Study reveals fascinating insights about sexual behaviour amongst various religious communities.
Hindus and Muslims are less likely than Christians and Jews to have premarital sex, and Muslims are least likely among people of these religious groups to get involved in extramarital sex, a new study has revealed.
Co-authored by Amy Adamczyk, Associate Professor of Sociology at John Jay College of Criminal Justice, and Brittany Hayes, PhD student in John Jay's Criminal Justice program, the study, Religion and Sexual Behaviors: Understanding the Influence of Islamic Cultures and Religious Affiliation for Explaining Sex Outside of Marriage, analysed data on premarital and extramarital sexual behaviours in over 30 developing countries around the world.
According to the researchers, Muslims' lower likelihood of premarital and extramarital sex is related to their commitment to and community support for strict religious tenants that only permit sex within marriage.
Adamczyk and Hayes also found that national Islamic cultures influence the sexual behaviours of all residents, even people who do not identify themselves as Muslim.

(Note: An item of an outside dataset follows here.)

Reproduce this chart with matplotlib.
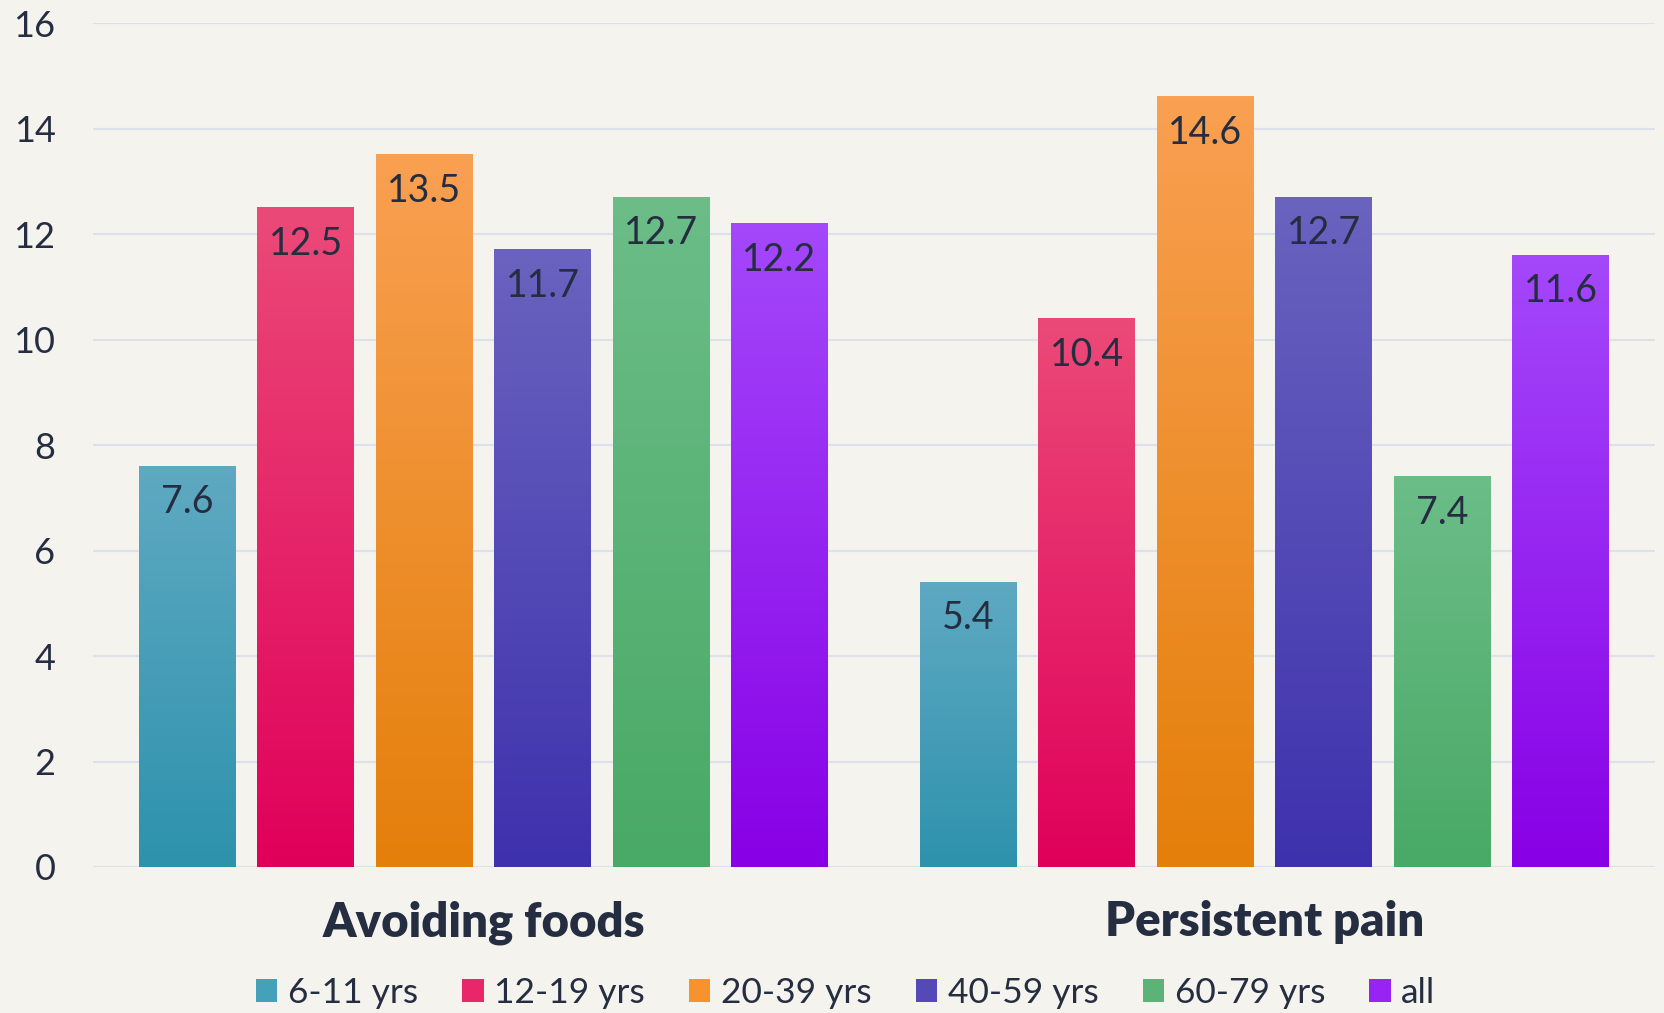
import numpy as np
import matplotlib.pyplot as plt
from matplotlib.colors import LinearSegmentedColormap

plt.rcParams['font.family'] = ['Lato', 'DejaVu Sans']

# dados
categorias = ["Avoiding foods", "Persistent pain"]
faixas = ["6-11 yrs", "12-19 yrs", "20-39 yrs", "40-59 yrs", "60-79 yrs", "all"]
valores_6_11 = [7.6, 5.4]
valores_12_19 = [12.5, 10.4]
valores_20_39 = [13.5, 14.6]
valores_40_59 = [11.7, 12.7]
valores_60_79 = [12.7, 7.4]
valores_all = [12.2, 11.6]
series = [valores_6_11, valores_12_19, valores_20_39, valores_40_59, valores_60_79, valores_all]

# cores (topo claro -> base escura)
cores_topo = ["#5FA9C2", "#EB4A78", "#F9A052", "#6A63BF", "#6CBD88", "#A448FB"]
cores_base = ["#2E92AD", "#E0005A", "#E47F0A", "#3E31AD", "#49A966", "#8800E6"]
cores_meio = ["#45A0BA", "#E9266A", "#F7922E", "#5449B7", "#5CB378", "#9724F2"]

fundo = "#F4F3EE"
texto = "#252D41"
grade = "#DCE1EA"

fig = plt.figure(figsize=(16.65, 10.13), dpi=100, facecolor=fundo)
ax = fig.add_axes([93/1665, 1 - 867/1013, (1655 - 93)/1665, (867 - 23)/1013])
ax.set_facecolor(fundo)

x = np.arange(len(categorias))
largura = 0.124
passo = 0.1516
grad = np.linspace(0, 1, 256).reshape(-1, 1)

for i, (vals, nome) in enumerate(zip(series, faixas)):
    pos = x + (i - 2.5) * passo
    barras = ax.bar(pos, vals, width=largura, color=cores_meio[i], label=nome, zorder=2)
    cmap = LinearSegmentedColormap.from_list(nome, [cores_base[i], cores_topo[i]])
    for b, v in zip(barras, vals):
        x0, w, h = b.get_x(), b.get_width(), b.get_height()
        ax.imshow(grad, extent=[x0, x0 + w, 0, h], origin='lower', cmap=cmap,
                  aspect='auto', zorder=3, interpolation='bicubic')
        ax.annotate(f"{v:.1f}", (b.get_x() + w / 2, h), xytext=(0, -34),
                    textcoords='offset points', ha='center', va='baseline',
                    fontsize=27, color=texto, zorder=4)

ax.set_xlim(-0.5, 1.5)
ax.set_ylim(0, 16)
ax.set_yticks(np.arange(0, 17, 2))
ax.yaxis.grid(True, color=grade, linewidth=1.6, zorder=0)
ax.set_axisbelow(True)
for s in ax.spines.values():
    s.set_visible(False)
ax.tick_params(axis='y', length=0, pad=27, labelsize=26, labelcolor=texto)
ax.set_xticks([])

for xi, cat in zip(x, categorias):
    ax.text(xi, -0.0818, cat, transform=ax.get_xaxis_transform(), ha='center',
            va='baseline', fontsize=34, fontweight='heavy', color=texto)

leg = fig.legend(loc='center', bbox_to_anchor=(0.508, 0.0197), ncol=6, frameon=False,
                 fontsize=25.5, handlelength=0.6, handleheight=0.6, handletextpad=0.3,
                 columnspacing=1.25, borderpad=0, labelcolor=texto)

plt.savefig("out.png", dpi=100, facecolor=fundo)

The authors posit that religion tends to have a more powerful effect than restrictions on women's movement in many Muslim countries.
"One of the most surprising findings was that religious affiliations have a real influence on people's sexual behaviours," Adamczyk said.
"Specifically, Muslim and Hindus are significantly less likely to report having had premarital sex than Christians and Jews. One of the novelties of our study is our analysis of behaviours, rather than attitudes.
"While a lot of research attention has been given to understanding differences between the major world religions in adherents' attitudes, much less attention has been given to understanding differences based on behaviours," she said.
The study is published in the American Sociological Review.